**What is being asked**
Copy the lines below as they are; omit the images they contain.

**Provided data**
※
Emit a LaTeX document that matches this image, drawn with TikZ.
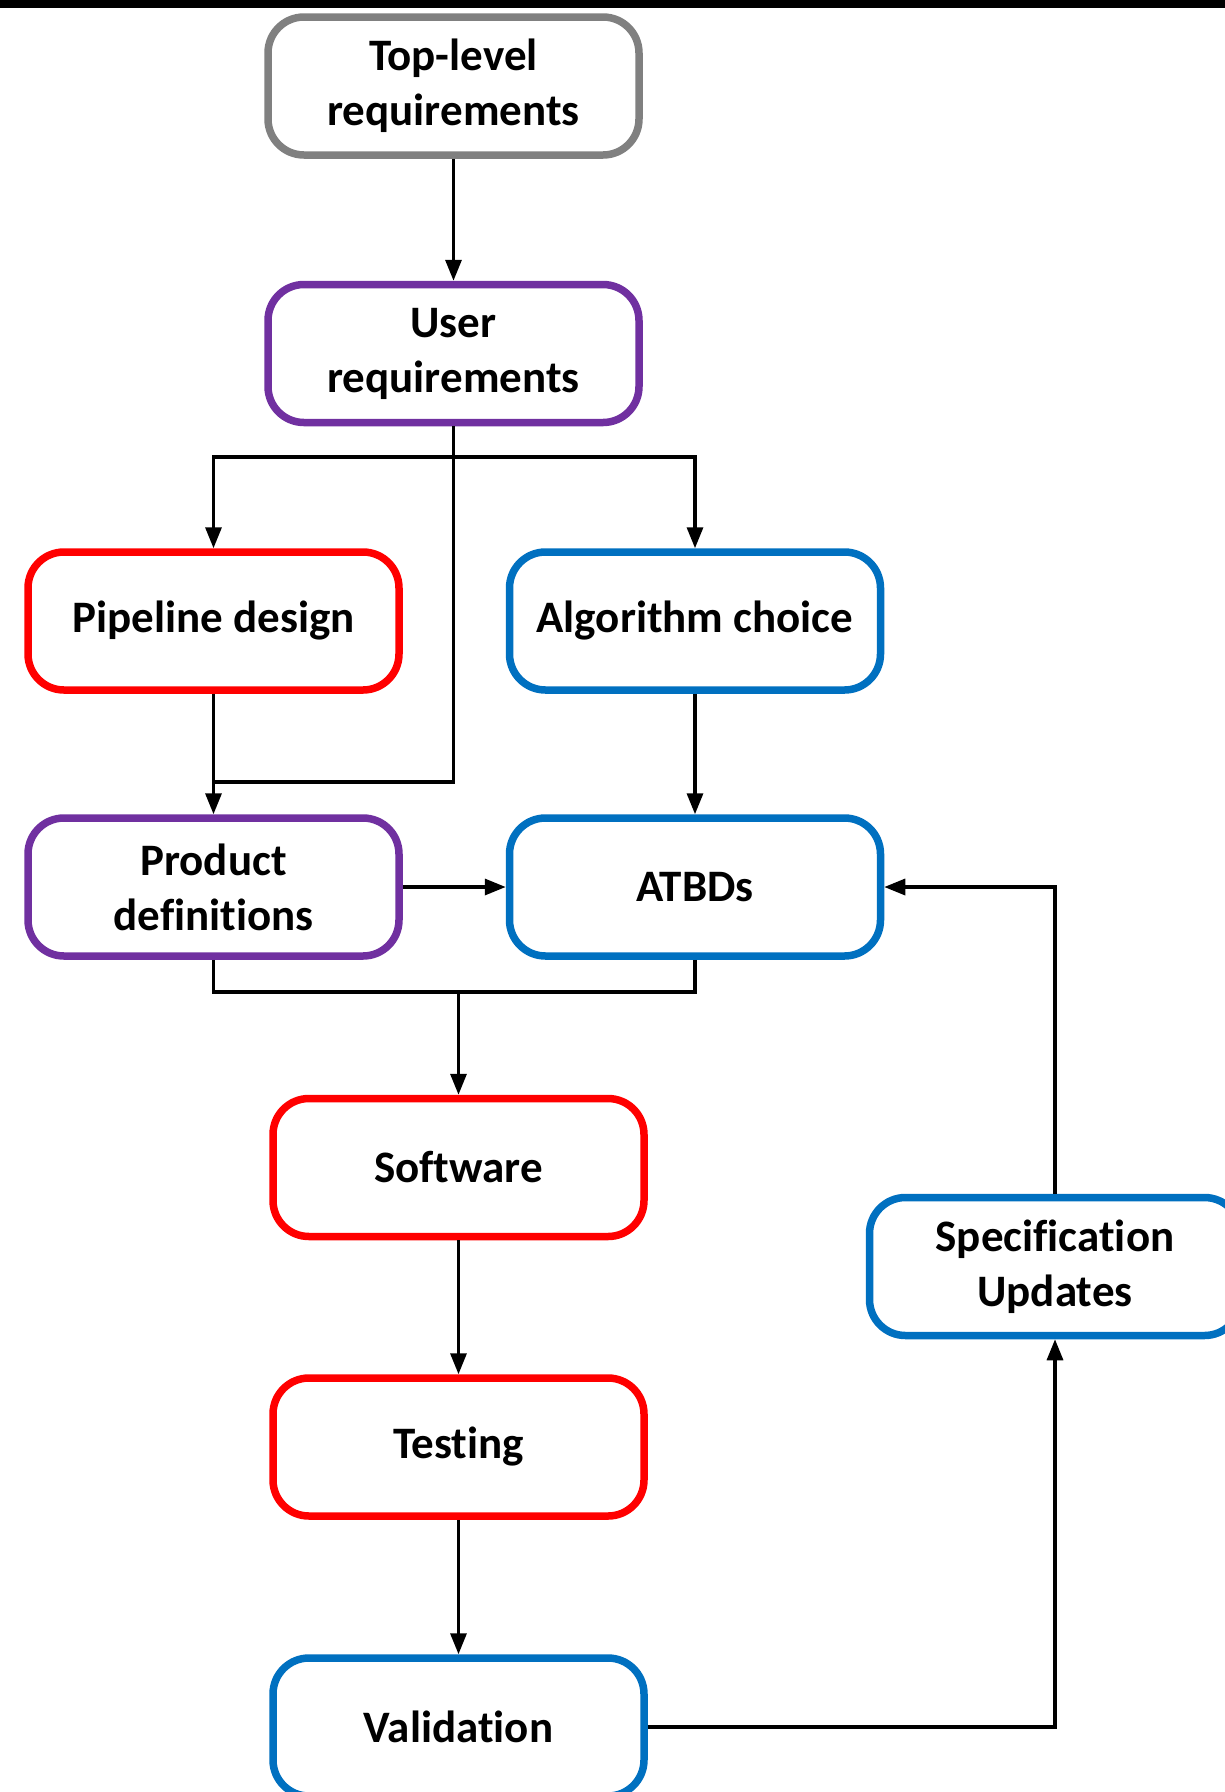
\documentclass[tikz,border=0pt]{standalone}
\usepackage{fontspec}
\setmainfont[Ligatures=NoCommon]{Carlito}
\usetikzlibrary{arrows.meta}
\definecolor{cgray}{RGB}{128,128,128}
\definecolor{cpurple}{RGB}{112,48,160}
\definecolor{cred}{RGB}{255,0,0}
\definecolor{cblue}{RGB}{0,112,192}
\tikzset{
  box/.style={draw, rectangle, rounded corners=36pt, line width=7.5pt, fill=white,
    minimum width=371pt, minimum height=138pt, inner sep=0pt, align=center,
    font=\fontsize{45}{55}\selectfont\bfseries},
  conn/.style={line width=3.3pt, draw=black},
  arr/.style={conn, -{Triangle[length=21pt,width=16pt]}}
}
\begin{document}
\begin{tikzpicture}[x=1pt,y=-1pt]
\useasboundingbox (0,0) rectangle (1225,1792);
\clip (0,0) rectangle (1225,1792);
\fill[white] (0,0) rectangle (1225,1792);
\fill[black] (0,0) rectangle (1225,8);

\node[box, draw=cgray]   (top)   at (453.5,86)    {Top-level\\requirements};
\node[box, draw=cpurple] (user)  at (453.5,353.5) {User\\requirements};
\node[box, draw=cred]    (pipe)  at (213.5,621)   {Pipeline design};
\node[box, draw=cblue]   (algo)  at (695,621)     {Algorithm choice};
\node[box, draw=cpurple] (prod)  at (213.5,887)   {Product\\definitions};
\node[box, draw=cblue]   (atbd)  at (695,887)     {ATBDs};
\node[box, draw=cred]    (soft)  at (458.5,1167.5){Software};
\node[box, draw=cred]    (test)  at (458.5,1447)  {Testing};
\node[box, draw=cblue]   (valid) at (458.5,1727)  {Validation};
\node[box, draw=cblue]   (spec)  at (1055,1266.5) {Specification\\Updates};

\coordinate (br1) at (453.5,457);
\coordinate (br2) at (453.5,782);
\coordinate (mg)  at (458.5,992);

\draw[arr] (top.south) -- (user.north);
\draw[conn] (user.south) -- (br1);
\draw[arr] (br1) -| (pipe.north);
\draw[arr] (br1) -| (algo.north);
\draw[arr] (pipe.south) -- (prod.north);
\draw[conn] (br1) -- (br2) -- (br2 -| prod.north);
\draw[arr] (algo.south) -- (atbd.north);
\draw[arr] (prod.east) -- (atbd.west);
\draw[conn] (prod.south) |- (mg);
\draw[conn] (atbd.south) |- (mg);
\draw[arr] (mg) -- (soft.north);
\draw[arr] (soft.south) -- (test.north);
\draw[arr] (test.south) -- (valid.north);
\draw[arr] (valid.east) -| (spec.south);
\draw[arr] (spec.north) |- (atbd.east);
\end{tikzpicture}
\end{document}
※
**Response**
Emit a LaTeX document that matches this image, drawn with TikZ.
\documentclass[tikz,border=0pt]{standalone}
\usepackage{fontspec}
\setmainfont[Ligatures=NoCommon]{Carlito}
\usetikzlibrary{arrows.meta}
\definecolor{cgray}{RGB}{128,128,128}
\definecolor{cpurple}{RGB}{112,48,160}
\definecolor{cred}{RGB}{255,0,0}
\definecolor{cblue}{RGB}{0,112,192}
\tikzset{
  box/.style={draw, rectangle, rounded corners=36pt, line width=7.5pt, fill=white,
    minimum width=371pt, minimum height=138pt, inner sep=0pt, align=center,
    font=\fontsize{45}{55}\selectfont\bfseries},
  conn/.style={line width=3.3pt, draw=black},
  arr/.style={conn, -{Triangle[length=21pt,width=16pt]}}
}
\begin{document}
\begin{tikzpicture}[x=1pt,y=-1pt]
\useasboundingbox (0,0) rectangle (1225,1792);
\clip (0,0) rectangle (1225,1792);
\fill[white] (0,0) rectangle (1225,1792);
\fill[black] (0,0) rectangle (1225,8);

\node[box, draw=cgray]   (top)   at (453.5,86)    {Top-level\\requirements};
\node[box, draw=cpurple] (user)  at (453.5,353.5) {User\\requirements};
\node[box, draw=cred]    (pipe)  at (213.5,621)   {Pipeline design};
\node[box, draw=cblue]   (algo)  at (695,621)     {Algorithm choice};
\node[box, draw=cpurple] (prod)  at (213.5,887)   {Product\\definitions};
\node[box, draw=cblue]   (atbd)  at (695,887)     {ATBDs};
\node[box, draw=cred]    (soft)  at (458.5,1167.5){Software};
\node[box, draw=cred]    (test)  at (458.5,1447)  {Testing};
\node[box, draw=cblue]   (valid) at (458.5,1727)  {Validation};
\node[box, draw=cblue]   (spec)  at (1055,1266.5) {Specification\\Updates};

\coordinate (br1) at (453.5,457);
\coordinate (br2) at (453.5,782);
\coordinate (mg)  at (458.5,992);

\draw[arr] (top.south) -- (user.north);
\draw[conn] (user.south) -- (br1);
\draw[arr] (br1) -| (pipe.north);
\draw[arr] (br1) -| (algo.north);
\draw[arr] (pipe.south) -- (prod.north);
\draw[conn] (br1) -- (br2) -- (br2 -| prod.north);
\draw[arr] (algo.south) -- (atbd.north);
\draw[arr] (prod.east) -- (atbd.west);
\draw[conn] (prod.south) |- (mg);
\draw[conn] (atbd.south) |- (mg);
\draw[arr] (mg) -- (soft.north);
\draw[arr] (soft.south) -- (test.north);
\draw[arr] (test.south) -- (valid.north);
\draw[arr] (valid.east) -| (spec.south);
\draw[arr] (spec.north) |- (atbd.east);
\end{tikzpicture}
\end{document}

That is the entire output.